The Science Behind It: Metagenomics 101
“The Science Behind It” is an educational video series by Dr. Tuesday Simmons, science writer at Trace Genomics. It was created to illuminate the scientific foundations of soil microbiology that form the basis of Trace technology. At Trace Genomics, we help growers leverage the soil microbiome for better soil management decisions. If you’re interested in learning more about the basics of the soil microbiome, check out our video: Soil Microbiome 101. In this video, we’re going to take a closer look at how we figure out what microorganisms live in the soil.
Video Script:
If microorganisms are invisible to the naked eye, how do we know anything about them? Generally, there are 3 common ways to identify microbes living in a given environment. The first is microscopy – looking at microbes under a microscope. There are only a few different shapes that microbes can be, so most of them look identical under a microscope. Even if we use different types of stains to tell them apart, it would still be a long, laborious process to try and look at every microbe in a small soil sample, not to mention we can’t tell them apart anyway.
The second way involves growing the microbes in a lab. If we grow them on petri dishes, they have a lot more visibly different characteristics than the cell size and shape that we see under a microscope. We can also grow them on petri dishes that have different food sources or change colors when microbes use a certain type of metabolism, and that can help us tell them apart. However, the vast majority of microbes can’t be grown in a lab, in spite of a lot of effort by scientists. We sometimes call these organisms “microbial dark matter”.
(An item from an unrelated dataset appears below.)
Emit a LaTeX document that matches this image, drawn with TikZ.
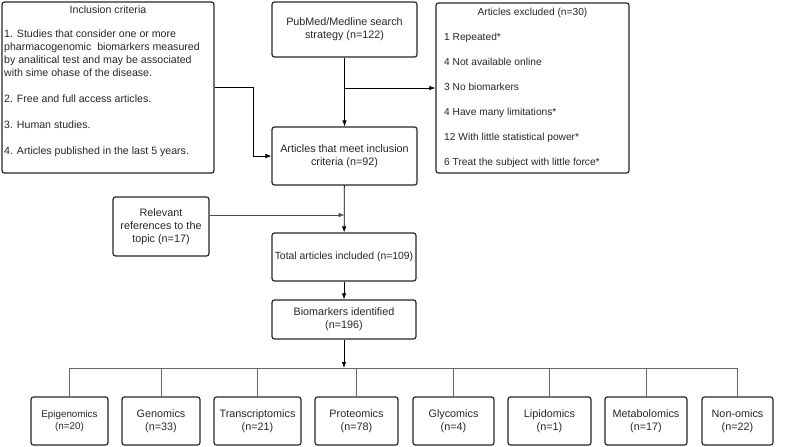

The third way (which has really illuminated the diversity of microbes in the soil) is by looking at different biomolecules as microbial fingerprints. There are 4 major types of biomolecules: carbohydrates, proteins, lipids (aka fats), and nucleic acids (which includes DNA). Some soil labs offer PLFA: phospholipid fatty acid analysis, which uses one type of biomolecule to get a picture of the microbial community. This works, but it’s like watching The Brady Bunch on a TV from the 60s with an antenna that needs adjusting – the resolution isn’t so great.
A much better biomolecule to use is DNA. DNA is sometimes called the “blueprint of life” because it contains all the information necessary to “build” a living organism. It’s made up of 4 different chemical building blocks called bases (aka nucleotides), and these can be thought of like a language with 4 letters in the alphabet. The order of bases in a DNA molecule can be read like an instruction manual. In the manual, each chapter has instructions for a different piece of machinery (that is, another biomolecule like a protein), and the DNA that codes for it is called a gene. All the DNA in a particular organism is called its genome, and the process that scientists use to decipher it is called genome sequencing.
There are 2 different methods for sequencing DNA in a complex environment to find out what microbes are there. The first method is called amplicon sequencing, and it uses fingerprint genes to identify what microbes are present. For each of the different microbial groups (bacteria, archaea, fungi, and protists) there are a few genes that are found in all members of a group (this is called a conserved gene). For example, the 16S rRNA gene (or just “16S”) is conserved among bacteria and archaea, so scientists can sequence all the 16S genes from an environment. There is enough difference between 16S genes to get a good picture of what bacteria and archaea are there, but sometimes not at a species level.
The second method is called metagenomics and involves sequencing all the DNA in an environment. Over the past 20 years, this has been an incredible scientific discovery tool for understanding the microbial world. Since it looks at all the DNA, it has a much higher resolution than amplicon sequencing. But, since it looks at all the DNA, it is much more difficult to do.
If we think of a single organism’s genome as one puzzle, a soil metagenome is like having 10,000 (or more) different puzzles with their pieces all mixed into the same box. Amplicon sequencing is like looking for a specific piece that all the puzzles have in common, like the top left corner, and using that to identify which puzzles (or genomes) are there. Metagenomics looks at all the pieces to try and find other useful information, like how many genomes contain interesting functional genes (like nitrogen or phosphorus cycling).
While there are benefits to using amplicon sequencing (namely cost and simplicity), at Trace Genomics we decided to build a pipeline and database using metagenomics because it provides the most information with the highest degree of confidence.
About the author: Dr. Tuesday Simmons is the Science Writer at Trace Genomics. She earned her Ph.D. in Microbiology from the University of California, Berkeley, studying the root microbiome of cereal crops.